Exactly a year ago I moved from sunny California to London and (with my wife and two kids) we now live in a lovely community – I jokingly refer to it as a commune to colleagues at work. We knew no one when we arrived and now we and our kids have new friends. I never thought I’d have such good neighbours in a big city like London. How is this possible?
We live in a Span House – a mid-twentieth century architectural invention that sought to create well designed family homes that would span the gap between the inaccessible expensive English homes and the failed council estates of the earlier decades.
When we were in the buying process, we discovered that we had to buy a share in the company which owns the shared land of the estate, which cost us the princely sum of ten pounds. In signing up for your share you have to agree to a set of community principles which encourage respect of your neighbours and a highly inclusive set of behaviours.
It’s not just the shared principles but also the architecture itself: I realised one day that my own tiny front garden has no borders or fence, but also I couldn’t work out which was mine and which was my neighbours because they both overlap exactly halfway on either side of the party line. It’s a deliberate ploy to make you feel (strangely) more responsible for it. I’ve never lived anywhere where it feels so participatory and inclusive. You end up feeling like you want to take care of the shared environment because it’s also yours.
Span houses were the brainchild of Eric Lyons, Leslie Bilsby and Geoff Townsend and the Span team built some 2,100 homes in 73 developments between 1948 and 1969.
At the time a lot of new towns were being created to support the expansion of London and the population expansion of Britain post war. Eric Lyons felt that the architecture of these new towns was not conducive to community – there was too much emphasis given to cars and access for them and the properties themselves were too widely spaced.
Community Design Principles of Span homes:
- Community as the goal
- Shared landscape as the means, and
- Modern, controlled design as the expression.
Nothing was left to coincidence, the planting used in Span developments breaks up the repetition and monotony and creates a natural playground for kids. You can see this by observing the countless games that the kids all create after school and at the weekends. Lyons believed in the idea of a “Building landscape”, that visual and functional space should come first, and landscaping should enhance this space. That might sound like the spaces would feel rigid and inhuman, but quite the opposite effect is achieved, with the plants giving a warmth that softens the rectilineal buildings.

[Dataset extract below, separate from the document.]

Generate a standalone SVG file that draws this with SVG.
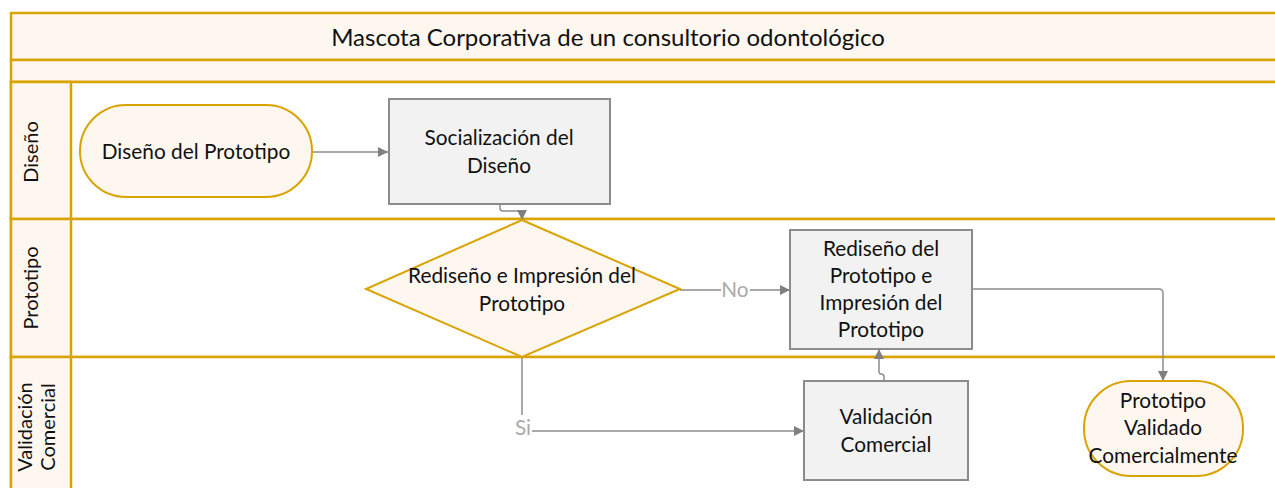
<svg xmlns="http://www.w3.org/2000/svg" width="1275" height="488" viewBox="0 0 1275 488">
<defs>
<style>
.lane{fill:#FDF7F0;stroke:#D9A300;stroke-width:2.5}
.laneBody{fill:#FFFFFF;stroke:#D9A300;stroke-width:2.5}
.term{fill:#FDF7F0;stroke:#D9A300;stroke-width:2}
.proc{fill:#F2F2F2;stroke:#8C8C8C;stroke-width:2}
.conn{fill:none;stroke:#8C8C8C;stroke-width:1.5}
text{font-family:Lato,"Open Sans","Liberation Sans",sans-serif;fill:#111111}
.t{font-size:20.8px;text-anchor:middle}
.ln{font-size:20px;text-anchor:middle}
.lbl{font-size:20.8px;text-anchor:middle;fill:#AAAAAA}
.title{font-size:24px;text-anchor:middle}
</style>
<marker id="arr" viewBox="0 0 10 10" refX="10" refY="5" markerWidth="10" markerHeight="10" markerUnits="userSpaceOnUse" orient="auto">
<path d="M0,0 L10,5 L0,10 z" fill="#808080"/>
</marker>
</defs>
<rect width="1275" height="488" fill="#FFFFFF"/>
<g id="pool">
<rect class="lane" x="11" y="13" width="1280" height="47"/>
<rect class="lane" x="11" y="60" width="1280" height="22"/>
<rect class="laneBody" x="11" y="82" width="1280" height="137"/>
<rect class="laneBody" x="11" y="219" width="1280" height="138"/>
<rect class="laneBody" x="11" y="357" width="1280" height="140"/>
<rect class="lane" x="11" y="82" width="60" height="137"/>
<rect class="lane" x="11" y="219" width="60" height="138"/>
<rect class="lane" x="11" y="357" width="60" height="140"/>
<text class="title" x="608" y="46">Mascota Corporativa de un consultorio odontológico</text>
<text class="ln" transform="translate(38,152) rotate(-90)">Diseño</text>
<text class="ln" transform="translate(38,288) rotate(-90)">Prototipo</text>
<text class="ln" transform="translate(32,427) rotate(-90)">Validación</text>
<text class="ln" transform="translate(55,427) rotate(-90)">Comercial</text>
</g>
<g id="connectors">
<path class="conn" d="M312,152 L388,152" marker-end="url(#arr)"/>
<path class="conn" d="M500,204 L500,208 Q500,211 503,211 L519,211 Q522,211 522,214 L522,220" marker-end="url(#arr)"/>
<path class="conn" d="M680,290 L721,290 M750,290 L790,290" marker-end="url(#arr)"/>
<text class="lbl" x="735" y="297">No</text>
<path class="conn" d="M522,357 L522,415"/>
<path class="conn" d="M532,431 L804,431" marker-end="url(#arr)"/>
<text class="lbl" x="523" y="435">Si</text>
<path class="conn" d="M884,381 L884,377 Q884,374 881,374 Q879,374 879,371 L879,349" marker-end="url(#arr)"/>
<path class="conn" d="M972,289 L1159,289 Q1163,289 1163,293 L1163,381" marker-end="url(#arr)"/>
</g>
<g id="n1">
<rect class="term" x="80" y="105" width="232" height="92" rx="46" ry="46"/>
<text class="t" x="196" y="159">Diseño del Prototipo</text>
</g>
<g id="n2">
<rect class="proc" x="389" y="99" width="221" height="105"/>
<text class="t" x="499" y="145">Socialización del</text>
<text class="t" x="499" y="173">Diseño</text>
</g>
<g id="n3">
<polygon class="term" points="522,220 680,289 522,357 366,289"/>
<text class="t" x="522" y="283">Rediseño e Impresión del</text>
<text class="t" x="522" y="311">Prototipo</text>
</g>
<g id="n4">
<rect class="proc" x="790" y="230" width="182" height="119"/>
<text class="t" x="881" y="256">Rediseño del</text>
<text class="t" x="881" y="283">Prototipo e</text>
<text class="t" x="881" y="310">Impresión del</text>
<text class="t" x="881" y="337">Prototipo</text>
</g>
<g id="n5">
<rect class="proc" x="804" y="381" width="164" height="99"/>
<text class="t" x="886" y="424">Validación</text>
<text class="t" x="886" y="452">Comercial</text>
</g>
<g id="n6">
<rect class="term" x="1084" y="381" width="159" height="95" rx="47" ry="47"/>
<text class="t" x="1163" y="408">Prototipo</text>
<text class="t" x="1163" y="435">Validado</text>
<text class="t" x="1163" y="463">Comercialmente</text>
</g>
</svg>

Some of the qualities of Eric Lyons’ architecture include:
- No front gardens, and communal gardens that start at your front door.
- Design for pedestrian encounters not for cars (cars parked so that you have to walk through communal gardens)

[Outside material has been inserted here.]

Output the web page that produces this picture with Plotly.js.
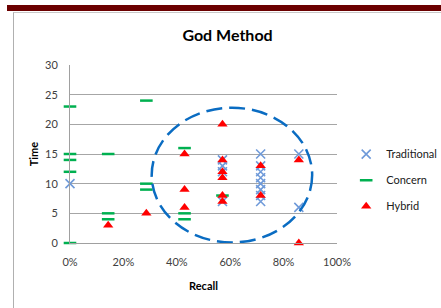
<!DOCTYPE html>
<html>
<head>
<meta charset="utf-8">
<script src="https://cdn.plot.ly/plotly-3.0.1.min.js"></script>
<style>
  html, body { margin: 0; padding: 0; background: #fff; width: 441px; height: 308px; overflow: hidden; }
  #bar { position: absolute; left: 7px; top: 5px; width: 434px; height: 6px; background: #6b0000; }
  #frame { position: absolute; left: 13px; top: 12px; width: 440px; height: 300px; border-left: 1px solid #b0b0b0; border-top: 1px solid #c8c8c8; }
  #chart { position: absolute; left: 0; top: 0; width: 441px; height: 308px; }
</style>
</head>
<body>
<div id="bar"></div>
<div id="frame"></div>
<div id="chart"></div>
<script>
// ---- data ----
const seriesNames = ["Traditional", "Concern", "Hybrid"];

const traditionalRecall = [0, 0.571, 0.571, 0.571, 0.571, 0.714, 0.714, 0.714, 0.714, 0.714, 0.714, 0.714, 0.714, 0.857, 0.857];
const traditionalTime   = [10, 14, 13, 12, 7, 15, 13, 12, 11, 10, 9, 8, 7, 15, 6];

const concernRecall = [0, 0, 0, 0, 0, 0.143, 0.143, 0.143, 0.286, 0.286, 0.286, 0.429, 0.429, 0.429, 0.571];
const concernTime   = [23, 15, 14, 12, 0, 15, 5, 4, 24, 10, 9, 16, 5, 4, 8];

const hybridRecall = [0.143, 0.286, 0.429, 0.429, 0.429, 0.571, 0.571, 0.571, 0.571, 0.571, 0.571, 0.714, 0.714, 0.857, 0.857];
const hybridTime   = [3, 5, 15, 9, 6, 20, 14, 12, 11, 8, 7, 13, 8, 14, 0];

const xTickVals = [0, 0.2, 0.4, 0.6, 0.8, 1.0];
const yTickVals = [0, 5, 10, 15, 20, 25, 30];

// highlighted region (dashed ellipse) bounds in data units
const ellipseRecall = [0.306, 0.907];
const ellipseTime = [0.1, 22.8];

const FONT = "Lato, 'Open Sans', sans-serif";

const traces = [
  {
    x: traditionalRecall, y: traditionalTime, name: seriesNames[0], type: "scatter", mode: "markers",
    cliponaxis: false, legendgroup: "a",
    marker: { symbol: "x-thin", size: 9, color: "#6f9ad9", line: { color: "#6f9ad9", width: 1.6 } }
  },
  {
    x: concernRecall, y: concernTime, name: seriesNames[1], type: "scatter", mode: "markers",
    cliponaxis: false, legendgroup: "b",
    marker: { symbol: "line-ew", size: 9, color: "#00b050", line: { color: "#00b050", width: 2.5 } }
  },
  {
    x: hybridRecall, y: hybridTime, name: seriesNames[2], type: "scatter", mode: "markers",
    cliponaxis: false, legendgroup: "c",
    marker: { symbol: "triangle-up", size: 9, color: "#ff0000", line: { width: 0 } }
  }
];

const layout = {
  width: 441, height: 308,
  paper_bgcolor: "rgba(0,0,0,0)", plot_bgcolor: "rgba(0,0,0,0)",
  margin: { l: 70, r: 104, t: 65, b: 65 },
  font: { family: FONT, size: 11, color: "#404040" },
  title: {
    text: "<b>God Method</b>",
    font: { family: FONT, size: 16, color: "#000" },
    x: 0.59, xanchor: "center", xref: "paper",
    y: 0.885, yanchor: "middle", yref: "container"
  },
  xaxis: {
    range: [0, 1], tickvals: xTickVals, tickformat: ".0%",
    showgrid: false, zeroline: false, showline: true, linecolor: "#a0a0a0", linewidth: 1,
    ticks: "", ticklabelstandoff: 9,
    title: { text: "<b>Recall</b>", font: { family: FONT, size: 11, color: "#000" }, standoff: 15 },
    fixedrange: true
  },
  yaxis: {
    range: [0, 30], tickvals: yTickVals,
    showgrid: true, gridcolor: "#a6a6a6", gridwidth: 1,
    zeroline: false, showline: true, linecolor: "#a0a0a0", linewidth: 1,
    ticks: "", ticklabelstandoff: 9,
    title: { text: "<b>Time</b>", font: { family: FONT, size: 11, color: "#000" }, standoff: 4 },
    fixedrange: true
  },
  legend: {
    xref: "container", yref: "container",
    x: 0.785, xanchor: "left", y: 0.415, yanchor: "middle",
    font: { family: FONT, size: 11, color: "#202020" },
    tracegroupgap: 7, itemwidth: 30, bgcolor: "rgba(0,0,0,0)"
  },
  shapes: [
    {
      type: "circle", xref: "x", yref: "y",
      x0: ellipseRecall[0], x1: ellipseRecall[1], y0: ellipseTime[0], y1: ellipseTime[1],
      line: { color: "#0a6cc2", width: 2.5, dash: "16px,7px" },
      fillcolor: "rgba(0,0,0,0)", layer: "above"
    }
  ]
};

Plotly.newPlot("chart", traces, layout, { staticPlot: true, displayModeBar: false });
</script>
</body>
</html>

- Design for collisions (pathways are deliberatly intersecting from your door to your car to the road – there’s also only one way in or out)
- Garages arranged together created a sense of shared security and thus community
- High density living. Lyons believed that Density = interaction = community
However it wasn’t enough that community success was left purely to the design of the space. Lyons placed a strong emphasis on the role of the user: a framework for communal interaction and involvement was created. Lyons believed community was reliant upon the role of residents taking ownership and creatively participating in how the environment was run.
Lyons was inspired by the Bauhaus, having worked alongside Walter Gropius in the thirties during his brief period in Britain, as well as various developments in Switzerland, especially one by Atelier 5, Scandinavia, including one by Syndey Opera House architect Jørn Utzon, and others in England and Scotland.
Some of the inspiration for Span houses which were not necessarily carried forwards:
- Leave some things flexible and allow for change. Allow for the possibility of experimentation
- Provide basis for further growth and evolution
- Design for individuality in each community
How can we design places, both physical, and virtual so that they have that sense of shared ownership?